You can paint a pretty picnic but you can’t predict the weather.
During the visuals of every single released on that album, as well as the cover, it was becoming obvious of the fashion changes in 3 stacks’ style. “The Badu Effect” had taken place and he was wearing dashikis and kofis, ditching the baggy jeans and white tees. The duo was growing apart too. Though remaining good in their personal lives, Dre and Big Boi had grown apart musically. Big Boi opting the evolve with the Southern style they had created and won with, while Andre wanted to experiment with new sounds completely.
Then came Speakerboxxx/The Love Below.
This was the album that took Andre 3000 to Pop superstardom, and probably is what led to his decision to stop releasing music. On Rap Radar, L.A. Reid suggested the pressures from the success of the massive hit, “Hey Ya!” and the demand to do more of that sound, likely turned him off to recording for a while. “I think that it was more than what he bargained for” said the man who discovered the duo and I agree. If you listen to that album, which was a double album with Dre getting his own album (The Love Below) and Big Boi his (Speakerboxxx), it highlights the musical differences between the two like never before. It also showcased Andre’s creative new alternative style. Songs like, “She Lives in My Lap” and “Prototype” showcased a new side of Dre. New guitar sounds and croons about scorned love dominated the album and took him to a new level of genius. In that same interview, Reid tells a funny story about how Speakerboxxx was all done and ready to be rolled out when Andre called him and asked how long he had to make enough material to release as a double album. Reid gave him a week.”
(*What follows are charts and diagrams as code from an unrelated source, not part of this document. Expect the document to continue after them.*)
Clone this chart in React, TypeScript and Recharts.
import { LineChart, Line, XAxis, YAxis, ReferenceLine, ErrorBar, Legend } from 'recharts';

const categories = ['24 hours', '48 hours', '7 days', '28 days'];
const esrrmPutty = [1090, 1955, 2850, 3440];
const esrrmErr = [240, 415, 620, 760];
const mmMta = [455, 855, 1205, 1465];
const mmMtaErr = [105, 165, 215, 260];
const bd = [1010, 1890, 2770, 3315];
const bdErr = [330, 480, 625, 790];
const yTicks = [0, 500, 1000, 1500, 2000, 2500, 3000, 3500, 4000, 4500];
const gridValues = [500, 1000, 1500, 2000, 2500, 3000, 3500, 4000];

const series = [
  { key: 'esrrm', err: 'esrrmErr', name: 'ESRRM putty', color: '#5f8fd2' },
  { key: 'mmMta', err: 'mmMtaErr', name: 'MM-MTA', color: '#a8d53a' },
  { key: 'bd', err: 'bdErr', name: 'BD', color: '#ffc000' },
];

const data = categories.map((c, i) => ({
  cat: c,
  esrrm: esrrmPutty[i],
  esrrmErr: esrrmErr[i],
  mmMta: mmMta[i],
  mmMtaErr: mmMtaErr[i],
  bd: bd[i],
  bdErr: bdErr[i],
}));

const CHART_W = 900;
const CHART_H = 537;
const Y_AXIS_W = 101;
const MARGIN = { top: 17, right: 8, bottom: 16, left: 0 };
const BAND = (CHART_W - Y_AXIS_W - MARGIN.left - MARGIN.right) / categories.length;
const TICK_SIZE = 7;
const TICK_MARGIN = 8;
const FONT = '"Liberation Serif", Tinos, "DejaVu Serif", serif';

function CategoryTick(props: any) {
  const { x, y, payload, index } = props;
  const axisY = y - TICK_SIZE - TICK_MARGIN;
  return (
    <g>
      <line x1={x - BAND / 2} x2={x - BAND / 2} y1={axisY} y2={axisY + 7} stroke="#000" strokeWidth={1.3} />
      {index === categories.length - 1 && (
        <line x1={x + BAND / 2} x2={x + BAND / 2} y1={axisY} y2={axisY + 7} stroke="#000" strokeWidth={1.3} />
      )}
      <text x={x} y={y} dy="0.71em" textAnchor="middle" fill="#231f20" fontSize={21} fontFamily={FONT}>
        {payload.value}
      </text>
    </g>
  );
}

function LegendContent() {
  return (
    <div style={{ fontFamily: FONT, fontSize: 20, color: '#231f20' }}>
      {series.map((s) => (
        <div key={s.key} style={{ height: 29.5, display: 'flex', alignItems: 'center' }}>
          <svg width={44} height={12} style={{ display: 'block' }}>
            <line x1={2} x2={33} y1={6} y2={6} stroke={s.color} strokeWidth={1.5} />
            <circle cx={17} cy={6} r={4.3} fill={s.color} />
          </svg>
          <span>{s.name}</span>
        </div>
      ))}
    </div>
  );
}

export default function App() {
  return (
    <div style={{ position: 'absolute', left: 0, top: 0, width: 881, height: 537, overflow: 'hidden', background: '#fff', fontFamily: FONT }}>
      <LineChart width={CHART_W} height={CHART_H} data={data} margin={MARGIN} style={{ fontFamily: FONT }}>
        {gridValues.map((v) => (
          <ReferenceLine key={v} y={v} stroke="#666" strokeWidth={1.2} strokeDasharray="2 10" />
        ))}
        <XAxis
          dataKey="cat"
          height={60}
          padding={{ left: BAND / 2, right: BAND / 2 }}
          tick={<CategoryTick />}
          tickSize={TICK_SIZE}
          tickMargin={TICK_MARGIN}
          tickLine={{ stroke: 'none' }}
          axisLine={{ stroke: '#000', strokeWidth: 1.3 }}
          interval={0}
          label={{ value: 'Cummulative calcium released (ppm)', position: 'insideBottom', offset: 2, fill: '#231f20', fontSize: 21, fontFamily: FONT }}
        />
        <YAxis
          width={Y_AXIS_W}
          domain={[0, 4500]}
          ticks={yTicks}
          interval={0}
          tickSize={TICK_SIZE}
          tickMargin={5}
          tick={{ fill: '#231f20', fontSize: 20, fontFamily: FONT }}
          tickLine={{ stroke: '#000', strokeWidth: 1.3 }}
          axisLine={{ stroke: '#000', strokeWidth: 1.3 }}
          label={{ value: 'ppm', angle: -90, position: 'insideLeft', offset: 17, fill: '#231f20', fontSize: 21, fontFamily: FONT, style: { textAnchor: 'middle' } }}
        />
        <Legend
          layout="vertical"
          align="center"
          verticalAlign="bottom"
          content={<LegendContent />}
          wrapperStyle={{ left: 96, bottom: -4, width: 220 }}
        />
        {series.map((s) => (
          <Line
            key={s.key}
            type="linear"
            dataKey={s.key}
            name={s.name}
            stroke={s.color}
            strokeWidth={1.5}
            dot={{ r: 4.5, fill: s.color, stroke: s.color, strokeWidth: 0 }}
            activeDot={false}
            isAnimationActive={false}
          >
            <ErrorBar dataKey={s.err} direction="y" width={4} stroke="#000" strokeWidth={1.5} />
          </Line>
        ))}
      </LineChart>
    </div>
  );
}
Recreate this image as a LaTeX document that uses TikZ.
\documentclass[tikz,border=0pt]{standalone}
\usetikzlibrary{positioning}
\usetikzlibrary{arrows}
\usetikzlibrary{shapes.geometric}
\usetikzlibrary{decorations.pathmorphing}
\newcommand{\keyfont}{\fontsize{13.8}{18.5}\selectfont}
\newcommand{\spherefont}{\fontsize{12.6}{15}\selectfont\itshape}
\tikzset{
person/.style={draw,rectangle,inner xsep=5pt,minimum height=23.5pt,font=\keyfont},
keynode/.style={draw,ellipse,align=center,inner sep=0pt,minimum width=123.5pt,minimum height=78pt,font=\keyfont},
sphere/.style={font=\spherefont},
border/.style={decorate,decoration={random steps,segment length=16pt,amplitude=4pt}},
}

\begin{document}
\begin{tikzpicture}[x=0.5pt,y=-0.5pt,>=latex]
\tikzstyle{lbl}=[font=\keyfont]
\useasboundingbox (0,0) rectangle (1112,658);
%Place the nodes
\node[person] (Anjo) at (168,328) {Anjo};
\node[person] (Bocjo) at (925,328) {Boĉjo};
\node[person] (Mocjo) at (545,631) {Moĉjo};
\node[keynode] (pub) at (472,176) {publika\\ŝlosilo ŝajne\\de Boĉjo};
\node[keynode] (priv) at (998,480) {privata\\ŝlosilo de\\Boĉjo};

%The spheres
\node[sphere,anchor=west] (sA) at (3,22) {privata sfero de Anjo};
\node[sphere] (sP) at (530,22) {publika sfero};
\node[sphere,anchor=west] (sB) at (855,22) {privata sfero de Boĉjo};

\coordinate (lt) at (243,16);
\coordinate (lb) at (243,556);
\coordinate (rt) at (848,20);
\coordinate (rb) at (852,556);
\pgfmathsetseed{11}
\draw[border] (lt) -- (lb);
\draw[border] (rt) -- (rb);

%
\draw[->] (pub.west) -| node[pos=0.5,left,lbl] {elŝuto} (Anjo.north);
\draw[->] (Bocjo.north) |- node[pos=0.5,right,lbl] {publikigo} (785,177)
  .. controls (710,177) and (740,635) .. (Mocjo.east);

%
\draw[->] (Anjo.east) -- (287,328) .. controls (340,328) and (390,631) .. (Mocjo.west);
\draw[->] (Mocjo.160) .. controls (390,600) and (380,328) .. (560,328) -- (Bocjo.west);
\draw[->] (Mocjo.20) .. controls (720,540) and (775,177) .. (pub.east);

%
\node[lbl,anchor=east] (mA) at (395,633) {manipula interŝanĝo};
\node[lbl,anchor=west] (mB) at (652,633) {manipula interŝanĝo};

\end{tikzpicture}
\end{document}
And that’s the formula for a diamond selling album. The best in Hip-Hop history.
After that the band broke up and Andre set his eyes on Hollywood where I followed him. Idlewild and Four Brothers were two of my favorite movies and I’ve seen Semi Pro a thousand times. Coffee Black became a pro and Andre became a legend. Though the music stopped, he still delivered genre shaking verses on guest appearances and he became like an enigma. He would hardly show up but when he did he delivered and then some, and to this day I wouldn’t have it any other way. Even though I would love an Andre 3000 album, I understand that if his hearts not in it, it wouldn’t be the same.
So when I was tasked with conducting an Andre 3000 birthday piece, I thought, ‘What better way than to reflect?’. As I grew, you grew along and the past 21 years have been a journey. Now throw ya hands in the air and toast a Happy 41st Birthday to Andre 3000, hope those drinks are ice cold.